- _What is being asked_
Begin with the first line of the material and write out each line exactly, ending with the line that contains "Chart.register(...registerables);". Pictures are not part of the copy.

- _Dataset section_
--------------------------------------------------
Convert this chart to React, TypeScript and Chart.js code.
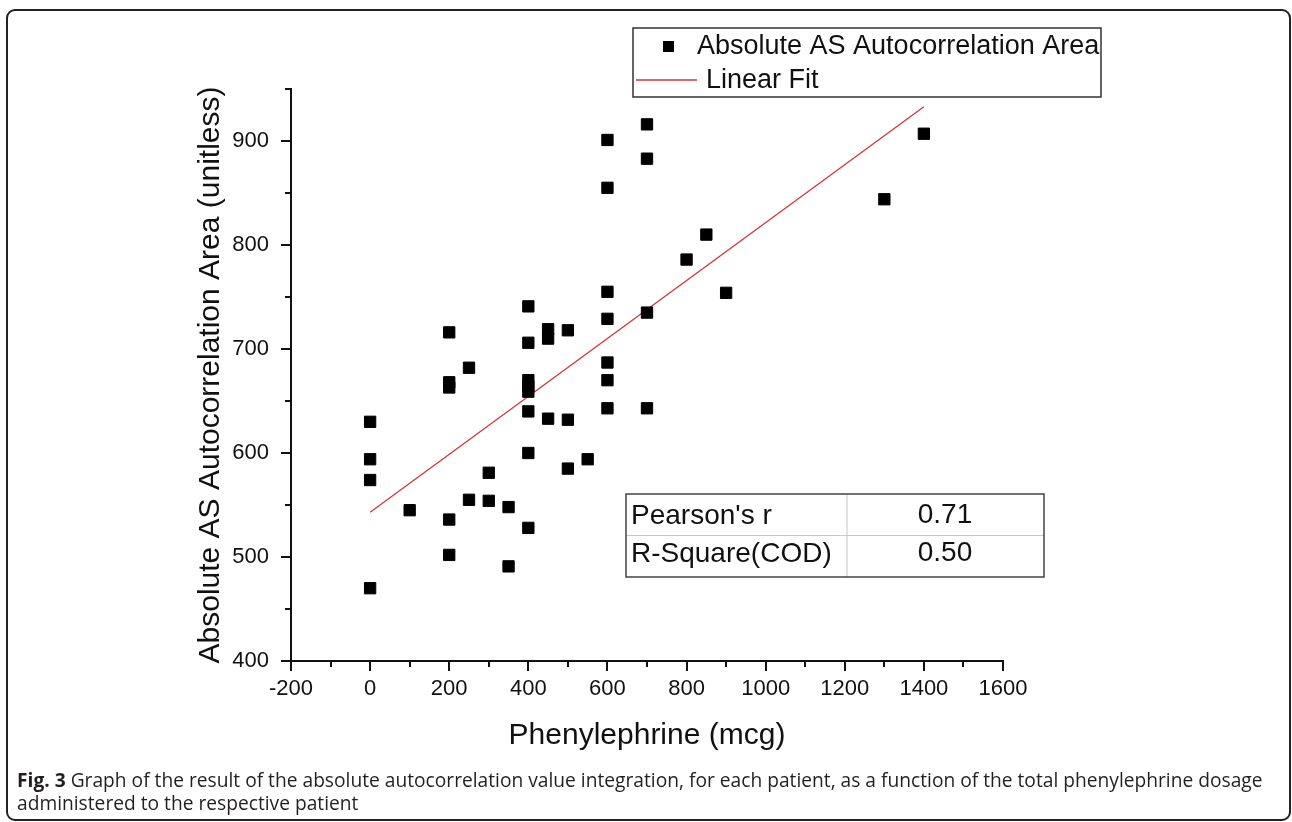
import React, { useEffect, useRef } from "react";
import { Chart, registerables } from "chart.js";

Chart.register(...registerables);

// ---- data ----
const doseX = [
  0, 0, 0, 0,
  100,
  200, 200, 200, 200, 200,
  250, 250,
  300, 300,
  350, 350,
  400, 400, 400, 400, 400, 400, 400, 400,
  450, 450, 450,
  500, 500, 500,
  550,
  600, 600, 600, 600, 600, 600, 600,
  700, 700, 700, 700,
  800, 850, 900, 1300, 1400,
];
const areaY = [
  630, 594, 574, 470,
  545,
  716, 668, 663, 536, 502,
  682, 555,
  581, 554,
  548, 491,
  741, 706, 670, 664, 659, 640, 600, 528,
  719, 710, 633,
  718, 632, 585,
  594,
  901, 855, 755, 729, 687, 670, 643,
  916, 883, 735, 643,
  786, 810, 754, 844, 907,
];
const fitX = [0, 1400];
const fitY = [543, 933];
const xTickValues = [-200, 0, 200, 400, 600, 800, 1000, 1200, 1400, 1600];
const yTickValues = [400, 500, 600, 700, 800, 900];
const statNames = ["Pearson's r", "R-Square(COD)"];
const statValues = ["0.71", "0.50"];

const FONT = '"Liberation Sans", Arial, sans-serif';
const INK = "#111";

const axisTicksPlugin = {
  id: "axisTicks",
  afterDraw(chart: any) {
    const { ctx, chartArea, scales } = chart;
    const x = scales.x;
    const y = scales.y;
    ctx.save();
    ctx.strokeStyle = INK;
    ctx.lineWidth = 2;
    ctx.beginPath();
    for (let v = x.min; v <= x.max + 0.001; v += 100) {
      const px = Math.round(x.getPixelForValue(v));
      const len = v % 200 === 0 ? 10 : 6;
      ctx.moveTo(px, chartArea.bottom);
      ctx.lineTo(px, chartArea.bottom + len);
    }
    for (let v = y.min; v <= y.max + 0.001; v += 50) {
      const py = Math.round(y.getPixelForValue(v));
      const len = v % 100 === 0 ? 10 : 6;
      ctx.moveTo(chartArea.left, py);
      ctx.lineTo(chartArea.left - len, py);
    }
    ctx.stroke();
    ctx.restore();
  },
};

const legendBoxPlugin = {
  id: "legendBox",
  afterDraw(chart: any) {
    const { ctx } = chart;
    const ds = chart.data.datasets;
    ctx.save();
    ctx.strokeStyle = "#333";
    ctx.lineWidth = 1.5;
    ctx.strokeRect(633, 28, 468, 69);
    ctx.fillStyle = "#000";
    ctx.fillRect(663, 41, 11, 11);
    ctx.strokeStyle = ds[1].borderColor;
    ctx.lineWidth = 1.4;
    ctx.beginPath();
    ctx.moveTo(636, 80);
    ctx.lineTo(697, 80);
    ctx.stroke();
    ctx.fillStyle = INK;
    ctx.font = `27px ${FONT}`;
    ctx.textBaseline = "middle";
    ctx.textAlign = "left";
    ctx.fillText(ds[0].label, 697, 47);
    ctx.fillText(ds[1].label, 706, 81);
    ctx.restore();
  },
};

const statsTablePlugin = {
  id: "statsTable",
  afterDraw(chart: any) {
    const { ctx } = chart;
    ctx.save();
    ctx.fillStyle = "#fff";
    ctx.fillRect(626, 494, 418, 83);
    ctx.strokeStyle = "#c8c8c8";
    ctx.lineWidth = 1;
    ctx.beginPath();
    ctx.moveTo(847, 494);
    ctx.lineTo(847, 577);
    ctx.moveTo(626, 535.5);
    ctx.lineTo(1044, 535.5);
    ctx.stroke();
    ctx.strokeStyle = "#444";
    ctx.lineWidth = 1.5;
    ctx.strokeRect(626, 494, 418, 83);
    ctx.fillStyle = INK;
    ctx.font = `28px ${FONT}`;
    ctx.textBaseline = "middle";
    const rowsY = [516, 554];
    statNames.forEach((n, i) => {
      ctx.textAlign = "left";
      ctx.fillText(n, 631, rowsY[i]);
      ctx.textAlign = "center";
      ctx.fillText(statValues[i], 945, rowsY[i] - 1);
    });
    ctx.restore();
  },
};

function ScatterChart() {
  const ref = useRef<HTMLCanvasElement | null>(null);
  useEffect(() => {
    if (!ref.current) return;
    const chart = new Chart(ref.current, {
      type: "scatter",
      data: {
        datasets: [
          {
            type: "scatter",
            label: "Absolute AS Autocorrelation Area",
            data: doseX.map((x, i) => ({ x, y: areaY[i] })),
            pointStyle: "rect",
            pointRadius: 8,
            pointHoverRadius: 8,
            backgroundColor: "#000",
            borderColor: "#000",
            borderWidth: 1,
            order: 1,
          } as any,
          {
            type: "line",
            label: "Linear Fit",
            data: fitX.map((x, i) => ({ x, y: fitY[i] })),
            borderColor: "#d2343a",
            backgroundColor: "#d2343a",
            borderWidth: 1.3,
            pointRadius: 0,
            fill: false,
            showLine: true,
            order: 2,
          } as any,
        ],
      },
      options: {
        animation: false,
        responsive: false,
        devicePixelRatio: 1,
        layout: { padding: { left: 180, top: 89, right: 289, bottom: 16 } },
        plugins: { legend: { display: false }, tooltip: { enabled: false } },
        scales: {
          x: {
            type: "linear",
            min: -200,
            max: 1600,
            afterBuildTicks: (s: any) => {
              s.ticks = xTickValues.map((v) => ({ value: v }));
            },
            afterFit: (s: any) => {
              s.height = 93;
            },
            grid: { display: false, drawTicks: false, tickLength: 0 },
            border: { display: true, color: INK, width: 2 },
            ticks: {
              padding: 15,
              color: INK,
              maxRotation: 0,
              autoSkip: false,
              font: { family: FONT, size: 22 },
              callback: (v: any) => String(v),
            },
            title: {
              display: true,
              text: "Phenylephrine (mcg)",
              color: INK,
              font: { family: FONT, size: 30 },
              padding: { top: 0, bottom: 0 },
            },
          },
          y: {
            type: "linear",
            min: 400,
            max: 950,
            afterBuildTicks: (s: any) => {
              s.ticks = yTickValues.map((v) => ({ value: v }));
            },
            afterFit: (s: any) => {
              s.width = 111;
            },
            grid: { display: false, drawTicks: false, tickLength: 0 },
            border: { display: true, color: INK, width: 2 },
            ticks: {
              padding: 22,
              color: INK,
              autoSkip: false,
              font: { family: FONT, size: 22 },
              callback: (v: any) => String(v),
            },
            title: {
              display: true,
              text: "Absolute AS Autocorrelation Area (unitless)",
              color: INK,
              font: { family: FONT, size: 30 },
              padding: { top: 13, bottom: 0 },
            },
          },
        },
      } as any,
      plugins: [axisTicksPlugin, legendBoxPlugin, statsTablePlugin],
    });
    return () => chart.destroy();
  }, []);
  return (
    <canvas
      ref={ref}
      width={1292}
      height={770}
      style={{ position: "absolute", left: 0, top: 0, width: 1292, height: 770 }}
    />
  );
}

export default function App() {
  return (
    <div
      style={{
        position: "absolute",
        left: 0,
        top: 0,
        width: 1292,
        height: 822,
        overflow: "hidden",
        background: "#fff",
      }}
    >
      <div
        style={{
          position: "absolute",
          left: 6,
          top: 9,
          width: 1285,
          height: 812,
          boxSizing: "border-box",
          border: "2px solid #222",
          borderRadius: 9,
        }}
      />
      <ScatterChart />
      <div
        style={{
          position: "absolute",
          left: 17,
          top: 768,
          fontFamily: '"Open Sans", sans-serif',
          fontSize: 19.2,
          lineHeight: "23px",
          color: "#231f20",
          whiteSpace: "nowrap",
        }}
      >
        <b>Fig. 3</b> Graph of the result of the absolute autocorrelation value integration, for each
        patient, as a function of the total phenylephrine dosage
        <br />
        administered to the respective patient
      </div>
    </div>
  );
}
--------------------------------------------------
- _Finished task_
Convert this chart to React, TypeScript and Chart.js code.
import React, { useEffect, useRef } from "react";
import { Chart, registerables } from "chart.js";

Chart.register(...registerables);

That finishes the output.